Geopolitical Developments: China’s Achilles Heel Is Feeling The Pain

The course of equity markets depends in large part on whether confidence in China surges back and cures the supply chain problems that are halfway responsible for inflation and rising interest rates. Unfortunately I see that confidence eroding rather than rising, largely because of the selfish policies of Xi Jinping and the broader Communist Party. For the CCP to do what is right by the people they would have to focus profoundly and that isn’t possible because of the volume of domestic and foreign problems they face. Consequently I see a bearish near-term for global risk assets. The volatility risk premium is pointing to a range-bound market over the next few days, while my technical reading of key stocks in the S&P 500 is near-term bullish and intermediate-term bearish. There are several negative factors across global asset classes. Oil is pointing to stagflationary conditions. The action in currencies signifies $US strength. The US yield curve is bear flattening. Expect the S&P 500 to rise today but fall over the next few days.

The most recent headache and one that could become catastrophic for China is COVID in North Korea. Obviously the DPRK is unprepared to handle this, and should Kim Jong Un lose control of his health care system we can expect a migration out of the nation into China. That would be disastrous as China has no effective defense against COVID.

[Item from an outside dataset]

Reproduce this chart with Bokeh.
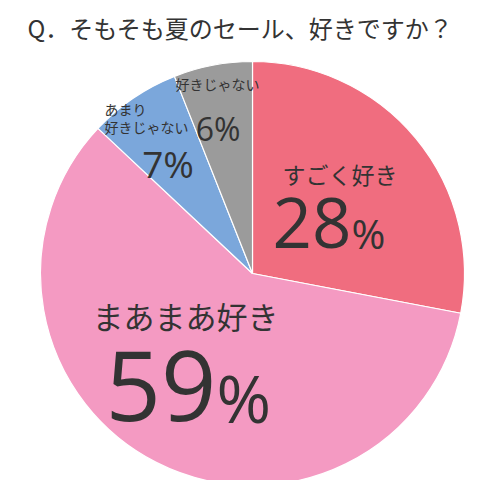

Thus the CCP is in a race against COVID, hoping their home-grown mRNA solution can get off the ground and into arms before domestic or DPRK-based COVID becomes endemic. I see this race itself as debilitating and eroding confidence. The key issue is China can’t manage its lockdowns well, and so any return to the lockdowns would be economically disastrous.

CNBC notes “Local authorities in China have allowed manufacturers to operate in Covid-restricted areas if the factories keep workers on-site. However, businesses have said travel restrictions have kept trucks from transporting parts between factories and customers.. Overall production of hardware could gradually resume to normal levels in June/July, with a brighter outlook for Apple’s supply chain than Android, while semiconductor would see more demand problems than supply,” Credit Suisse research analyst Edmond Huang and a team said in a report Monday.”

There are already signs the great Chinese reopening isn’t going to happen as restrictions return to Shanghai. The Chinese equity market hasn’t cracked but when it does it will help herald the bottom for the US markets, as that will mark the moment of mass and maximum pessimism. I see that at around S&P 3700, which is close by, assuming geopolitical events don’t conspire to shock the world yet again.

My current positions include a large cash position, Goldman Sachs (GS), 3M (MMM), Pfizer (PFE), Starbucks (SBUX), Titan Machinery (TITN) and the levered ETF UPRO.